Netflix has a message for those fixated on how dreamy Ted Bundy: there are plenty of hot guys out there who haven’t actually killed people. 

The streaming giant's new docu-series, “Conversations with A Killer: The Ted Bundy Tapes,” features never-before-heard interviews with the serial murderer recorded by journalists Stephen Michaud and Hugh Aynesworth in 1980 while he was on death row. Between it and the upcoming biopic “Extremely Wicked, Shockingly Evil and Vile,” starring Zac Efron as the infamous serial killer (slated to come out later this year), it appears Ted Bundy is all the rage.

Which is why Netflix offered up a tongue-in-cheek reminder to not go overboard with the Bundy fascination. After all, he did admit to brutally murdering at least 30 women before he was executed.

"I've seen a lot of talk about Ted Bundy's alleged hotness and would like to gently remind everyone that there are literally THOUSANDS of hot men on the service — almost all of whom are not convicted serial murderers," Netflix tweeted Monday.

And there are plenty of people out there commenting on how “hot” and charming Bundy is.

Bundy's "hotness" aside, the rekindled attraction to him has sparked some more serious social criticism of how he's presented in the docu-series and will be portrayed in the film.

In an op ed for The Guardian, Suzanne Moore argues that “Ted Bundy would have loved to be played by an ex-Disney heart-throb.” She asks why the filmmakers felt the need to romanticize a serial killer ultimately defined by his own mediocrity.

“I abhor this worshipping at the shrine of a mediocre rapist that much true crime and fiction consists of,” she writes.

Katie Dowd, writing for the San Francisco Chronicle op-ed, says the Netflix series “falls right into a trap Bundy set 30 years ago.”

"There is no such thing as a gentleman killer. Bundy was not special. He was not a genius. He was a pathetic misogynist so wounded by rejection he killed young women to feel powerful. In allowing his jailhouse interviews to narrate the show, the documentary allows Bundy — all over again — to wrap his meaningless life in self-aggrandizing fictions."

Dowd argues that by allowing Bundy to speak in the third-person, the series allows him to present his preferred version of events and essentially manipulate the audience. As the docu-series showed, Bundy was always self-serving, up until the last hours of his life.

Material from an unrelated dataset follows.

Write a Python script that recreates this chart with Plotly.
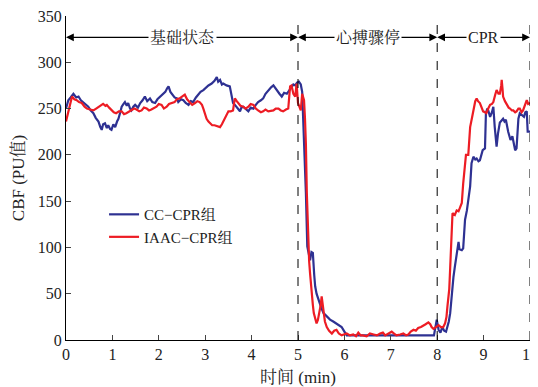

Kathy Kleiner Rubin survived being attacked by Bundy during his infamous Florida State University sorority house in 1978.

She told TMZ that "The movie [the Efron film] does glorify it more than I think it should be,” but she said she thinks “everyone should see it and understand him as what he was even when he was the perfect son.”

However, some argue in favor of Bundy's "sexy" portrayal. 

"Bundy’s appearance was the reason he was able to trap his targets. To tell the story and leave that part out wouldn’t just be inaccurate, it would also fail to convey why his victims were taken in by him," writes Victoria Selman for the Independent.

And forensic psychologist Darrel Turner told INSIDER, "I think it's important that people understand that Ted Bundy was successful because he was so 'ordinary,' but more than that, he was charming and handsome and a charismatic young man.”